*** INFORMATION PROVIDED
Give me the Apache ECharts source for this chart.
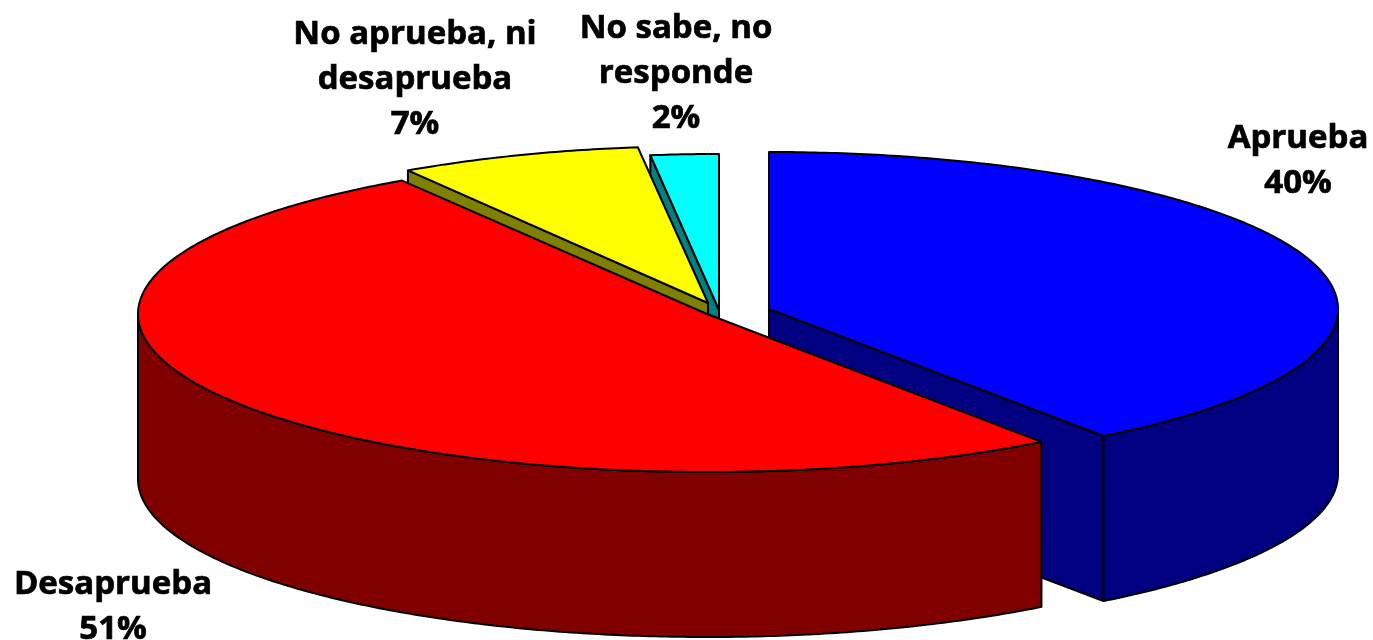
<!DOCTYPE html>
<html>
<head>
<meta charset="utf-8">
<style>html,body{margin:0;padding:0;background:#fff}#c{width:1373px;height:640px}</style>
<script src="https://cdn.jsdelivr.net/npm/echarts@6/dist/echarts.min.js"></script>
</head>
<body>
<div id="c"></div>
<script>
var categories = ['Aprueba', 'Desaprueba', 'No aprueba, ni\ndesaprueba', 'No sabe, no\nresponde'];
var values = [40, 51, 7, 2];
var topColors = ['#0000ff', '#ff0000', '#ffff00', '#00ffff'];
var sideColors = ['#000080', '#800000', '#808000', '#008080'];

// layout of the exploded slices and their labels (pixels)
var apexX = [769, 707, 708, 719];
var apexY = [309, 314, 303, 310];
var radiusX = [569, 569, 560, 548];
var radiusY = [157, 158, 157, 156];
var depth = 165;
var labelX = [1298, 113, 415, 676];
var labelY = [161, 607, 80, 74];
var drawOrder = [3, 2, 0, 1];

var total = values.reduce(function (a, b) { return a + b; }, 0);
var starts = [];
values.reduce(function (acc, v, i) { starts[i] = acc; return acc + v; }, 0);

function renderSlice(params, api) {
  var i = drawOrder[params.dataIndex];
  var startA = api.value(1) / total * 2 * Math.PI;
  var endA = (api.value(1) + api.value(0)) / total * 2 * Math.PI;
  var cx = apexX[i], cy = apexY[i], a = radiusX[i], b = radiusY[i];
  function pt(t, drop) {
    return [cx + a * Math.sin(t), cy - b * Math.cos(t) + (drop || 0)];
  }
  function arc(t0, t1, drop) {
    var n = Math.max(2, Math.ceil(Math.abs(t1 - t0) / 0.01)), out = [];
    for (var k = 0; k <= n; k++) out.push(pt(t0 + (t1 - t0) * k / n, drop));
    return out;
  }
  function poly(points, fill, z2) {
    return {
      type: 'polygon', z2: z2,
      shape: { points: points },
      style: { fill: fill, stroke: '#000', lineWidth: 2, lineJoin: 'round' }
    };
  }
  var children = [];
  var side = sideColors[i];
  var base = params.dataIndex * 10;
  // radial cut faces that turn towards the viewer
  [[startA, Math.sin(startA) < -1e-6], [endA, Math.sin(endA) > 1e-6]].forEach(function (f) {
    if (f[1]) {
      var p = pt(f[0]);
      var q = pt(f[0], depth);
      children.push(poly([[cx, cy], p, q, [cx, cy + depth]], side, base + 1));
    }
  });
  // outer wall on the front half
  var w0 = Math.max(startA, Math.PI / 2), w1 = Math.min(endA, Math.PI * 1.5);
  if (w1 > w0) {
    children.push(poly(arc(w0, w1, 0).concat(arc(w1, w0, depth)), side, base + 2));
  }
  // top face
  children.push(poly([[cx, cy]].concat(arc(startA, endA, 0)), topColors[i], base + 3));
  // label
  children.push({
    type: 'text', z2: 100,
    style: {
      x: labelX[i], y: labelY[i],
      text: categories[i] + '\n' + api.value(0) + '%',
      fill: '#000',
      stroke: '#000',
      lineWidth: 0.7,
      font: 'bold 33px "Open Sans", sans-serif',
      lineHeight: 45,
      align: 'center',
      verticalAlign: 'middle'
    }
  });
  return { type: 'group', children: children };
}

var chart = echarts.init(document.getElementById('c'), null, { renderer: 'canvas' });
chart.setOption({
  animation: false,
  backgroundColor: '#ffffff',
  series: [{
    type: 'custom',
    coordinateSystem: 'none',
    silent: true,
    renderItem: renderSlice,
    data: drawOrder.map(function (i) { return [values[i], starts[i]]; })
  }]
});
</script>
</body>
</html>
******
*** INFORMATION PROVIDED
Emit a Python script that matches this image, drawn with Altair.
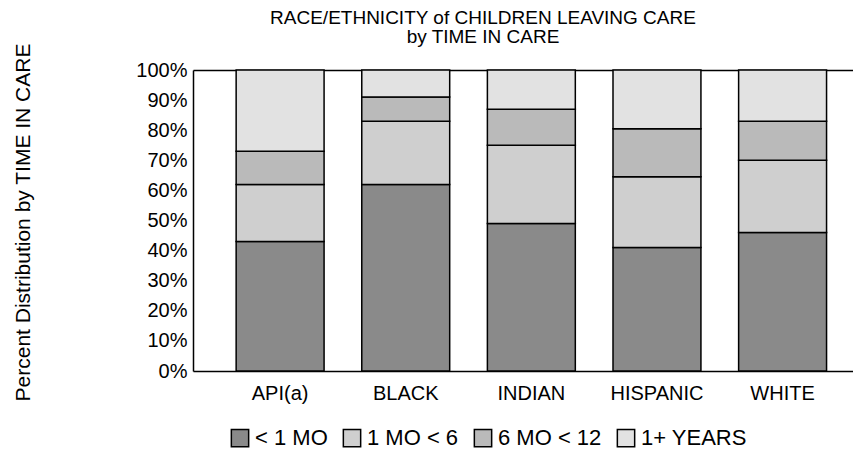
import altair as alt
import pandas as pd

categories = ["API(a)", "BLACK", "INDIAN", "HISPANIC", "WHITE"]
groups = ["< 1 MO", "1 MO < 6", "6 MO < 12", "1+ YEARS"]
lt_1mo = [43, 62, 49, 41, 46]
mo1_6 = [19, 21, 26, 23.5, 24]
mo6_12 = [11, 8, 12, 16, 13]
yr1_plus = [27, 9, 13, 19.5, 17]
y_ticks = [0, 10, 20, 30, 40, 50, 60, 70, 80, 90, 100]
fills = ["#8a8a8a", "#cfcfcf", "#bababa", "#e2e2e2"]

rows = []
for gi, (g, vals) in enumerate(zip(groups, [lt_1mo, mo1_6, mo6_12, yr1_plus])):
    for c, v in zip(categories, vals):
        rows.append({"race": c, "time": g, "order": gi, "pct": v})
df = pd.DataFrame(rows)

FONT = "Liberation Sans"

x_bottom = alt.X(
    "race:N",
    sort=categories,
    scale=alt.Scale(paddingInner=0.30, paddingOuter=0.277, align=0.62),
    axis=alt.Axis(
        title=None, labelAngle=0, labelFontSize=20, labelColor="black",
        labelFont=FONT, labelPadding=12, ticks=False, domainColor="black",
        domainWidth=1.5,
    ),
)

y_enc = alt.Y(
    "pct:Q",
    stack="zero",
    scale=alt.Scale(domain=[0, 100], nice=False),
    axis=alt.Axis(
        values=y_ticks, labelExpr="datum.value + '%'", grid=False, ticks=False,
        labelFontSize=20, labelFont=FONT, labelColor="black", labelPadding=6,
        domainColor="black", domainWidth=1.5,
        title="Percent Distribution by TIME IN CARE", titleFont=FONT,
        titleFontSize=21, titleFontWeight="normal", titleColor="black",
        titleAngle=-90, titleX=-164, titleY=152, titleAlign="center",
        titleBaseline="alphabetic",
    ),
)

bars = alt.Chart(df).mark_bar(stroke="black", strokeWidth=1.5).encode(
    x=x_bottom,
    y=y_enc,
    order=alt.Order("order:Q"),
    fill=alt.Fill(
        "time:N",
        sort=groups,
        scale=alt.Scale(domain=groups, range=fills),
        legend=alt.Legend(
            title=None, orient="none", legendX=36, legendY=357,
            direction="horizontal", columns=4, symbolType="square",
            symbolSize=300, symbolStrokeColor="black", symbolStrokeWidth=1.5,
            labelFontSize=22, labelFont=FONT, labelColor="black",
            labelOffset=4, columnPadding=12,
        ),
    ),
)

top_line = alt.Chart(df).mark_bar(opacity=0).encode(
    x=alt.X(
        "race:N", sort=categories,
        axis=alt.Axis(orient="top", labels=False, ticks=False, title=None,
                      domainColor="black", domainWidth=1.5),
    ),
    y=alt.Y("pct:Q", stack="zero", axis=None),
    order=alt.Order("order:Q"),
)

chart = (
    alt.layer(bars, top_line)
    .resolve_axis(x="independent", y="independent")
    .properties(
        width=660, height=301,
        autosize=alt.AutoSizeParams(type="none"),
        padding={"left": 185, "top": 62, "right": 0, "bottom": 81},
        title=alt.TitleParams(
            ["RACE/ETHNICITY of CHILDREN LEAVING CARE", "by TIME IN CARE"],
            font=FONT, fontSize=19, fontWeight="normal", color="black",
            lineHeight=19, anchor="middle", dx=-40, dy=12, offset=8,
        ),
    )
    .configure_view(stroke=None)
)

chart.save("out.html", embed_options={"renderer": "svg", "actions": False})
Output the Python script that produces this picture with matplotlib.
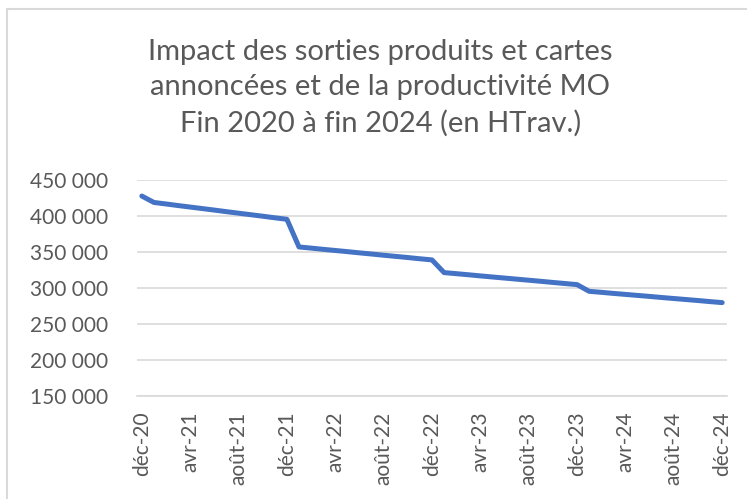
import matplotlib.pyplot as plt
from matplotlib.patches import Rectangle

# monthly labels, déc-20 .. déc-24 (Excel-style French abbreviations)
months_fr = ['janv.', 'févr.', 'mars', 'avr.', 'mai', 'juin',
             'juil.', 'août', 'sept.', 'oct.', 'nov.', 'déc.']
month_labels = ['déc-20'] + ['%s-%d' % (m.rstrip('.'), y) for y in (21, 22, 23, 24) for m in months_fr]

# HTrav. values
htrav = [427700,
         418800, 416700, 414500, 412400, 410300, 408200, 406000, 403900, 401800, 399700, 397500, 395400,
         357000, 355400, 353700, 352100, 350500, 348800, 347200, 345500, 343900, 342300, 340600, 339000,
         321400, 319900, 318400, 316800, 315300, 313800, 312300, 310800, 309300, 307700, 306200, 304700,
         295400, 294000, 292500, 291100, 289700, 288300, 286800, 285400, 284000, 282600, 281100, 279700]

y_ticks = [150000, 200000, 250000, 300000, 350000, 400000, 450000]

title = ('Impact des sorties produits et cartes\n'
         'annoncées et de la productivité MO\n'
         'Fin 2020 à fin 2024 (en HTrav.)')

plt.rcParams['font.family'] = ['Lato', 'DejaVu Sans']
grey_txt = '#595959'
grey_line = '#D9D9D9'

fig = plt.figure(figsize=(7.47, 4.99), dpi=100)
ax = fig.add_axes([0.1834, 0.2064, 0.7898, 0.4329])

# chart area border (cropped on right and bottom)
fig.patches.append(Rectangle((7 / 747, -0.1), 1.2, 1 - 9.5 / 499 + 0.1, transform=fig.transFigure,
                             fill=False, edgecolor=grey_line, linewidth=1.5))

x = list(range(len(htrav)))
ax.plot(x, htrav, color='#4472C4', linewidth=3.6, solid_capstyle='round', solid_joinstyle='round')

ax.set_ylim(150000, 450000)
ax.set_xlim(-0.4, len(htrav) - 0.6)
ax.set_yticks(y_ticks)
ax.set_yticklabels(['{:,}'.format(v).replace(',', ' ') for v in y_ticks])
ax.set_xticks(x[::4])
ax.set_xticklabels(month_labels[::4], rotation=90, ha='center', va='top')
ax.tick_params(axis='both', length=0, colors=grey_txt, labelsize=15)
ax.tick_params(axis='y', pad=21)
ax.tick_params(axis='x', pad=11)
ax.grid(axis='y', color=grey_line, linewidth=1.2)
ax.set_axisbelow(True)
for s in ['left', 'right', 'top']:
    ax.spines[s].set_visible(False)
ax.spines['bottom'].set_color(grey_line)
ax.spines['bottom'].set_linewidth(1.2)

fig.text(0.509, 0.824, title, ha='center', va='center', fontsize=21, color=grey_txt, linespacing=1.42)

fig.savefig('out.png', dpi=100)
******
*** INFORMATION PROVIDED
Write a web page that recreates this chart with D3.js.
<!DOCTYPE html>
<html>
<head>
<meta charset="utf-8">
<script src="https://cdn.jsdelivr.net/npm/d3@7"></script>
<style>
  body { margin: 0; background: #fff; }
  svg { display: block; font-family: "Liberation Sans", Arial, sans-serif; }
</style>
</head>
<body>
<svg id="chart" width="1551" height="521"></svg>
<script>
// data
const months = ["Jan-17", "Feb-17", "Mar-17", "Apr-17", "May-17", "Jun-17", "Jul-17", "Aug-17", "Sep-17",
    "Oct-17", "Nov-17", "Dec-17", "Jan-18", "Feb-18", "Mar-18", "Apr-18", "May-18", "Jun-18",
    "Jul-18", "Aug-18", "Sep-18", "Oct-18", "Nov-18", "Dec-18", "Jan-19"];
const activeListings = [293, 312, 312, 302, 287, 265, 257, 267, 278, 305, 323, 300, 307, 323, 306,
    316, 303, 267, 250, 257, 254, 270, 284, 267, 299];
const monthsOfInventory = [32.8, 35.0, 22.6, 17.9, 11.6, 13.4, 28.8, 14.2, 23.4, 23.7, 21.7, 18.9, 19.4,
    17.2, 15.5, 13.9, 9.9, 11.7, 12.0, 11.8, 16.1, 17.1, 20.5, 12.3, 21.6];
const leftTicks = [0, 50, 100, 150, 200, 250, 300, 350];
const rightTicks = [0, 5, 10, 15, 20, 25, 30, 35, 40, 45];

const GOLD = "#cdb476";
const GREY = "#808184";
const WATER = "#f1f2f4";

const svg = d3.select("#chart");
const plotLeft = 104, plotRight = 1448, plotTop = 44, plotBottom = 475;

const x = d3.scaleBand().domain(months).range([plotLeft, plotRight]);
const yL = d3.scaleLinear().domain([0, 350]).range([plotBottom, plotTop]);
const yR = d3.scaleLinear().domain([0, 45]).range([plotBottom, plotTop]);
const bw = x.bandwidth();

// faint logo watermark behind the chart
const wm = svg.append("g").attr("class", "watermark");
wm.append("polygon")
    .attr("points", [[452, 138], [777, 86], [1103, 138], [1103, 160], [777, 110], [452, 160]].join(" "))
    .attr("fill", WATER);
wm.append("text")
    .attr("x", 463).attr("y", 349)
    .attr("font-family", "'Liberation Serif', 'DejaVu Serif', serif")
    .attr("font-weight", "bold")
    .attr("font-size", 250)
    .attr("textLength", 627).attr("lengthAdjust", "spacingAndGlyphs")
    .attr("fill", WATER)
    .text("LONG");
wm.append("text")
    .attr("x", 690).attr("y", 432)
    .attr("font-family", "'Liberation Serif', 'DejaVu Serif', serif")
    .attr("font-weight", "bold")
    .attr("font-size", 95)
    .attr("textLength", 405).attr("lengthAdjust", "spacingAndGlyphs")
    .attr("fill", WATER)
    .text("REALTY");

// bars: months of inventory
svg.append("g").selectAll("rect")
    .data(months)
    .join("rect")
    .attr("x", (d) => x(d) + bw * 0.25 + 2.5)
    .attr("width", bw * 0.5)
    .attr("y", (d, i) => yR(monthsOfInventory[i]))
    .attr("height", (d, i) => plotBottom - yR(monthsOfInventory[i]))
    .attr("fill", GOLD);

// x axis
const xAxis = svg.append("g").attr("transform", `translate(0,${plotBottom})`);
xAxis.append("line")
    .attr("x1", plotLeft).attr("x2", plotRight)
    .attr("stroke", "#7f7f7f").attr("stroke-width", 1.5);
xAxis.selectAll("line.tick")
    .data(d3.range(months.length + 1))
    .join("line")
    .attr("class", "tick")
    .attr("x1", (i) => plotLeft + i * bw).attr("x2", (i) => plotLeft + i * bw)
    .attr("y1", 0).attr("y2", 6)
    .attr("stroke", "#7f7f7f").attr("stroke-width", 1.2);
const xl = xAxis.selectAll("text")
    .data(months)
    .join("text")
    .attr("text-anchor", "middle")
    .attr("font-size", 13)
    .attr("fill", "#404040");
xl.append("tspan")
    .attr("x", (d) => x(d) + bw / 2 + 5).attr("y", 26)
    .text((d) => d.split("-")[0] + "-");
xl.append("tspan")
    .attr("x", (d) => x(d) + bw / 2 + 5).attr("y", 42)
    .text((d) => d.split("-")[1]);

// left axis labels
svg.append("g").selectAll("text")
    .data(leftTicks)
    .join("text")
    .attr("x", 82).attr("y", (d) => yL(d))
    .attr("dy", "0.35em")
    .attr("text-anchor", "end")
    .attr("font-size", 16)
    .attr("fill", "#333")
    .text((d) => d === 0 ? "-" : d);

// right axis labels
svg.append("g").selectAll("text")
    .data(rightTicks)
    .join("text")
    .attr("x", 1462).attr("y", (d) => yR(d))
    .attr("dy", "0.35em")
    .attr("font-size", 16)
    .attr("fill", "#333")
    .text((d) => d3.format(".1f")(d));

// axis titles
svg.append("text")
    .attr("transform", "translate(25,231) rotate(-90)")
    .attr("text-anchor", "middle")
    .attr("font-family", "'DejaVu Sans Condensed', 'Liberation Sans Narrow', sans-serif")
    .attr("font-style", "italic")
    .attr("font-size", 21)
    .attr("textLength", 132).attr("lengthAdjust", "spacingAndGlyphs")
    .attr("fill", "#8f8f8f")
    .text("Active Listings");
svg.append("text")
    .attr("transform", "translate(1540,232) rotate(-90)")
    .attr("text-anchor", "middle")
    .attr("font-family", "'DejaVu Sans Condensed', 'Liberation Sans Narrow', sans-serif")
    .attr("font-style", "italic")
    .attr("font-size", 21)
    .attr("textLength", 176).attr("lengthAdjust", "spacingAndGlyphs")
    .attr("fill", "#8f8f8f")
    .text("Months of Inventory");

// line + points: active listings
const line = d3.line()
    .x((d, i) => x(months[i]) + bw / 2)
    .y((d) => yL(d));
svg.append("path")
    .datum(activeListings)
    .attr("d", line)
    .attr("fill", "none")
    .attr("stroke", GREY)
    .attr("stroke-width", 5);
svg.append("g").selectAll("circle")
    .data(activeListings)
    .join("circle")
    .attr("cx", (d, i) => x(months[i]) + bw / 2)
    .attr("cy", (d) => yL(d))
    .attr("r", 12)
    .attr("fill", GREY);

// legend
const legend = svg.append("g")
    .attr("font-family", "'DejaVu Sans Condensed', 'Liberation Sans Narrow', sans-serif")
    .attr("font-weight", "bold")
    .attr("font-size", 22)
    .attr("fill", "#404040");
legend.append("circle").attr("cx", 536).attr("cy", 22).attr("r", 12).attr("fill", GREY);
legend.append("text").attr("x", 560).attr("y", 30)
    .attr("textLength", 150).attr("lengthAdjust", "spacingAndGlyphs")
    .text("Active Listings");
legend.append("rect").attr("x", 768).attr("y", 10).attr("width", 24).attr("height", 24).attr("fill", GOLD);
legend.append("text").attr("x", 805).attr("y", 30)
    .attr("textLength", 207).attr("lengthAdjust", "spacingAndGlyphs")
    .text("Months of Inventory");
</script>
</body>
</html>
******
Look through the data and gather every line with the string "this" in it.

Give me the Apache ECharts source for this chart.
Emit a Python script that matches this image, drawn with Altair.
Output the Python script that produces this picture with matplotlib.
Write a web page that recreates this chart with D3.js.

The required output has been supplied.